→ INPUT RECORDS
******************************
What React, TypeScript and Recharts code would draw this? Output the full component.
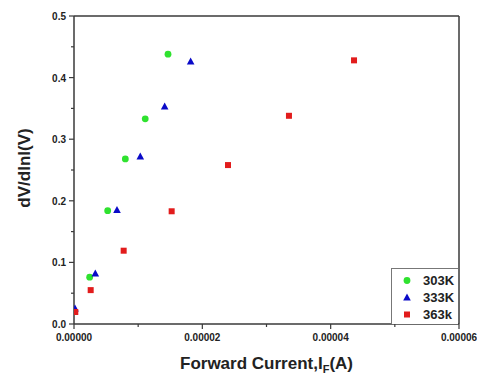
import React from "react"
import {
  ScatterChart,
  Scatter,
  XAxis,
  YAxis,
  ReferenceLine,
  Label,
} from "recharts"

// readings (x = forward current in A, y = dV/dlnI in V)
const current303 = [0.0000001, 0.00000244, 0.00000525, 0.0000080, 0.0000111, 0.00001465]
const slope303 = [0.02, 0.076, 0.184, 0.268, 0.333, 0.438]

const current333 = [0.00000016, 0.00000332, 0.0000067, 0.00001033, 0.00001413, 0.00001818]
const slope333 = [0.025, 0.082, 0.185, 0.272, 0.353, 0.426]

const current363 = [0.0000002, 0.0000026, 0.00000774, 0.00001522, 0.000024, 0.0000335, 0.00004364]
const slope363 = [0.0195, 0.055, 0.119, 0.183, 0.258, 0.338, 0.428]

const xTicks = [0, 0.00001, 0.00002, 0.00003, 0.00004, 0.00005, 0.00006]
const xMajor = [0, 0.00002, 0.00004, 0.00006]
const yTicks = [0, 0.05, 0.1, 0.15, 0.2, 0.25, 0.3, 0.35, 0.4, 0.45, 0.5]
const yMajor = [0, 0.1, 0.2, 0.3, 0.4, 0.5]

const seriesNames = ["303K", "333K", "363k"]
const colors = ["#2fe22f", "#0a0ac8", "#e21c1c"]

const toPoints = (xs: number[], ys: number[]) => xs.map((x, i) => ({ x, y: ys[i] }))

const AXIS = "#3a3a3a"
const FONT = "'Liberation Sans', Arial, sans-serif"

const isMajor = (v: number, list: number[]) => list.some((m) => Math.abs(m - v) < 1e-9)

const XTick = (props: any) => {
  const { x, y, payload } = props
  const major = isMajor(payload.value, xMajor)
  return (
    <g>
      <line x1={x} x2={x} y1={y} y2={y + (major ? 5 : 3)} stroke={AXIS} strokeWidth={1.2} />
      {major && (
        <text x={x} y={y + 17} textAnchor="middle" fontFamily={FONT} fontWeight="bold" fontSize={10} fill="#222">
          {payload.value.toFixed(5)}
        </text>
      )}
    </g>
  )
}

const YTick = (props: any) => {
  const { x, y, payload } = props
  const major = isMajor(payload.value, yMajor)
  return (
    <g>
      <line x1={x} x2={x - (major ? 5 : 3)} y1={y} y2={y} stroke={AXIS} strokeWidth={1.2} />
      {major && (
        <text x={x - 8} y={y + 4} textAnchor="end" fontFamily={FONT} fontWeight="bold" fontSize={10} fill="#222">
          {payload.value.toFixed(1)}
        </text>
      )}
    </g>
  )
}

const Marker = ({ cx, cy, kind }: any) => {
  if (cx == null || cy == null) return null
  if (kind === 0) return <circle cx={cx} cy={cy} r={3.4} fill={colors[0]} />
  if (kind === 1)
    return <polygon points={`${cx},${cy - 4} ${cx + 3.8},${cy + 3} ${cx - 3.8},${cy + 3}`} fill={colors[1]} />
  return <rect x={cx - 3} y={cy - 3} width={6} height={6} fill={colors[2]} />
}

const LegendBox = () => (
  <div
    style={{
      position: "absolute",
      left: 391,
      top: 268,
      width: 67,
      height: 56,
      boxSizing: "border-box",
      border: "1px solid #777",
      borderRight: "none",
      borderBottom: "none",
      background: "#fff",
      fontFamily: FONT,
      fontWeight: "bold",
      fontSize: 13,
      color: "#222",
      paddingTop: 3,
    }}
  >
    {seriesNames.map((name, i) => (
      <div key={name} style={{ display: "flex", alignItems: "center", height: 17 }}>
        <svg width={30} height={17}>
          <Marker cx={15} cy={8.5} kind={i} />
        </svg>
        <span style={{ marginLeft: 1 }}>{name}</span>
      </div>
    ))}
  </div>
)

export default function App() {
  return (
    <div style={{ position: "absolute", left: 0, top: 0, width: 477, height: 376, background: "#fff" }}>
      <ScatterChart width={477} height={376} margin={{ top: 16, right: 18, left: 0, bottom: 0 }}>
        <XAxis
          type="number"
          dataKey="x"
          domain={[0, 0.00006]}
          ticks={xTicks}
          interval={0}
          height={52}
          stroke={AXIS}
          strokeWidth={1.5}
          tickLine={false}
          tickSize={0}
          tickMargin={0}
          tick={<XTick />}
          allowDataOverflow
        >
          <Label
            content={() => (
              <text x={266.5} y={369} textAnchor="middle" fontFamily={FONT} fontWeight="bold" fontSize={17} fill="#222">
                Forward Current,I
                <tspan fontSize={11} dy={4}>F</tspan>
                <tspan dy={-4}>(A)</tspan>
              </text>
            )}
          />
        </XAxis>
        <YAxis
          type="number"
          dataKey="y"
          domain={[0, 0.5]}
          ticks={yTicks}
          interval={0}
          width={74}
          stroke={AXIS}
          strokeWidth={1.5}
          tickLine={false}
          tickSize={0}
          tickMargin={0}
          tick={<YTick />}
          allowDataOverflow
        >
          <Label
            content={() => (
              <text
                x={30}
                y={168}
                textAnchor="middle"
                transform="rotate(-90 30 168)"
                fontFamily={FONT}
                fontWeight="bold"
                fontSize={17}
                fill="#222"
              >
                dV/dlnI(V)
              </text>
            )}
          />
        </YAxis>
        <ReferenceLine y={0.5} stroke={AXIS} strokeWidth={1.5} />
        <ReferenceLine x={0.00006} stroke={AXIS} strokeWidth={1.5} />
        <Scatter
          name={seriesNames[0]}
          data={toPoints(current303, slope303)}
          fill={colors[0]}
          shape={(p: any) => <Marker {...p} kind={0} />}
          isAnimationActive={false}
        />
        <Scatter
          name={seriesNames[1]}
          data={toPoints(current333, slope333)}
          fill={colors[1]}
          shape={(p: any) => <Marker {...p} kind={1} />}
          isAnimationActive={false}
        />
        <Scatter
          name={seriesNames[2]}
          data={toPoints(current363, slope363)}
          fill={colors[2]}
          shape={(p: any) => <Marker {...p} kind={2} />}
          isAnimationActive={false}
        />
      </ScatterChart>
      <LegendBox />
    </div>
  )
}
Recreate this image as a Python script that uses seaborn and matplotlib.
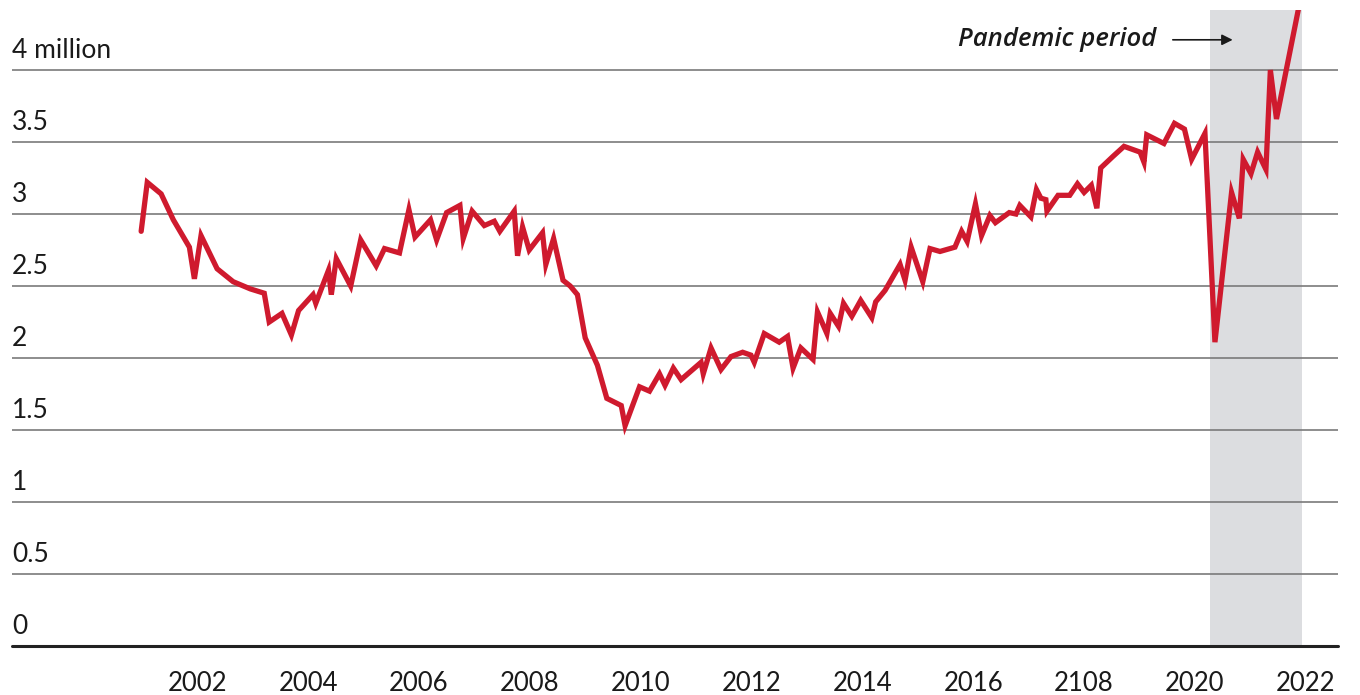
import pandas as pd
import matplotlib.pyplot as plt
import seaborn as sns

# ----------------------------- #
#  Data (millions)
# ----------------------------- #
years = [
    2000.99, 2001.10, 2001.35, 2001.57, 2001.86, 2001.95, 2002.07, 2002.36, 2002.65, 2002.96,
    2003.21, 2003.30, 2003.53, 2003.70, 2003.83, 2004.09, 2004.14, 2004.37, 2004.42, 2004.51,
    2004.77, 2004.95, 2005.23, 2005.38, 2005.65, 2005.82, 2005.93, 2006.21, 2006.32, 2006.50,
    2006.74, 2006.80, 2006.96, 2007.18, 2007.36, 2007.46, 2007.72, 2007.78, 2007.87, 2007.99,
    2008.23, 2008.29, 2008.43, 2008.60, 2008.73, 2008.86, 2009.00, 2009.22, 2009.39, 2009.65,
    2009.72, 2009.98, 2010.16, 2010.34, 2010.44, 2010.59, 2010.73, 2011.09, 2011.13, 2011.27,
    2011.45, 2011.63, 2011.84, 2011.99, 2012.05, 2012.23, 2012.50, 2012.65, 2012.75, 2012.89,
    2013.11, 2013.19, 2013.36, 2013.42, 2013.57, 2013.66, 2013.81, 2013.97, 2014.17, 2014.24,
    2014.41, 2014.68, 2014.77, 2014.88, 2015.09, 2015.22, 2015.40, 2015.67, 2015.79, 2015.89,
    2016.04, 2016.15, 2016.30, 2016.40, 2016.65, 2016.77, 2016.84, 2017.04, 2017.14, 2017.22,
    2017.31, 2017.33, 2017.53, 2017.74, 2017.88, 2018.00, 2018.13, 2018.23, 2018.30, 2018.52,
    2018.72, 2019.01, 2019.08, 2019.13, 2019.44, 2019.63, 2019.81, 2019.94, 2020.18, 2020.36,
    2020.66, 2020.80, 2020.87, 2021.01, 2021.13, 2021.28, 2021.36, 2021.47, 2021.88,
]
quits = [
    2.88, 3.22, 3.14, 2.96, 2.77, 2.55, 2.85, 2.62, 2.53, 2.48,
    2.45, 2.25, 2.31, 2.16, 2.33, 2.44, 2.38, 2.61, 2.44, 2.69,
    2.50, 2.82, 2.64, 2.76, 2.73, 3.03, 2.84, 2.96, 2.82, 3.01,
    3.06, 2.83, 3.02, 2.92, 2.95, 2.88, 3.02, 2.71, 2.91, 2.75,
    2.87, 2.65, 2.83, 2.54, 2.50, 2.44, 2.14, 1.95, 1.72, 1.67,
    1.53, 1.80, 1.77, 1.89, 1.81, 1.93, 1.85, 1.97, 1.89, 2.07,
    1.92, 2.01, 2.04, 2.02, 1.97, 2.17, 2.11, 2.15, 1.93, 2.07,
    1.99, 2.32, 2.17, 2.31, 2.22, 2.38, 2.29, 2.40, 2.28, 2.39,
    2.47, 2.65, 2.54, 2.77, 2.53, 2.76, 2.74, 2.77, 2.88, 2.81,
    3.07, 2.85, 2.99, 2.94, 3.01, 3.00, 3.06, 2.98, 3.17, 3.11,
    3.10, 3.02, 3.13, 3.13, 3.21, 3.15, 3.20, 3.04, 3.32, 3.40,
    3.47, 3.43, 3.36, 3.55, 3.49, 3.63, 3.59, 3.38, 3.56, 2.11,
    3.15, 2.97, 3.38, 3.28, 3.43, 3.31, 4.00, 3.66, 4.45,
]

tick_years = [2002, 2004, 2006, 2008, 2010, 2012, 2014, 2016, 2018, 2020, 2022]
tick_labels = ['2002', '2004', '2006', '2008', '2010', '2012', '2014', '2016', '2108', '2020', '2022']
grid_values = [0, 0.5, 1, 1.5, 2, 2.5, 3, 3.5, 4]
grid_labels = ['0', '0.5', '1', '1.5', '2', '2.5', '3', '3.5', '4 million']
pandemic_span = (2020.27, 2021.93)

df = pd.DataFrame({'Year': years, 'Quits': quits})

# ----------------------------- #
#  Style
# ----------------------------- #
sns.set_theme(style='white')
plt.rcParams['font.family'] = ['Lato', 'DejaVu Sans']

fig = plt.figure(figsize=(13.6, 6.95), dpi=100)
ax = fig.add_axes([12 / 1360, 1 - 646 / 695, 1326 / 1360, 636 / 695])

# shaded pandemic period
ax.axvspan(*pandemic_span, color='#dcdde0', lw=0, zorder=0)

# gridlines
for v in grid_values[1:]:
    ax.axhline(v, color='#7a7a7a', lw=1.2, zorder=1)
ax.axhline(0, color='#222222', lw=2.2, zorder=3, clip_on=False)

sns.lineplot(data=df, x='Year', y='Quits', ax=ax, color='#cf1a2e', lw=3.8,
             zorder=2, sort=False)
ax.lines[-1].set_solid_joinstyle('miter')

ax.set_xlim(1998.66, 2022.58)
ax.set_ylim(0, 4.417)

# y labels sit above their gridlines
ax.set_yticks([])
for v, lab in zip(grid_values, grid_labels):
    ax.annotate(lab, xy=(0, v), xycoords=ax.get_yaxis_transform(),
                xytext=(0, 5), textcoords='offset points',
                ha='left', va='bottom', fontsize=19, color='#1a1a1a')

ax.set_xticks(tick_years)
ax.set_xticklabels(tick_labels, fontsize=18.5, color='#1a1a1a')
ax.tick_params(axis='x', length=0, pad=18)
ax.set_xlabel('')
ax.set_ylabel('')
for s in ax.spines.values():
    s.set_visible(False)

# annotation
ax.annotate('', xy=(2020.68, 4.21), xytext=(2019.60, 4.21),
            arrowprops=dict(arrowstyle='-|>', color='#1a1a1a', lw=1.2,
                            mutation_scale=16, shrinkA=0, shrinkB=0))
ax.text(2019.31, 4.21, 'Pandemic period', ha='right', va='center',
        fontsize=18.5, style='italic', family=['Open Sans', 'DejaVu Sans'],
        fontweight='semibold', color='#1a1a1a')

fig.savefig('out.png', dpi=100)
******************************
Only the lines from the start of the records to the line with "const slope303 = [0.02, 0.076, 0.184, 0.268, 0.333, 0.438]" belong in the copy. Print them exactly, minus pictures.

What React, TypeScript and Recharts code would draw this? Output the full component.
import React from "react"
import {
  ScatterChart,
  Scatter,
  XAxis,
  YAxis,
  ReferenceLine,
  Label,
} from "recharts"

// readings (x = forward current in A, y = dV/dlnI in V)
const current303 = [0.0000001, 0.00000244, 0.00000525, 0.0000080, 0.0000111, 0.00001465]
const slope303 = [0.02, 0.076, 0.184, 0.268, 0.333, 0.438]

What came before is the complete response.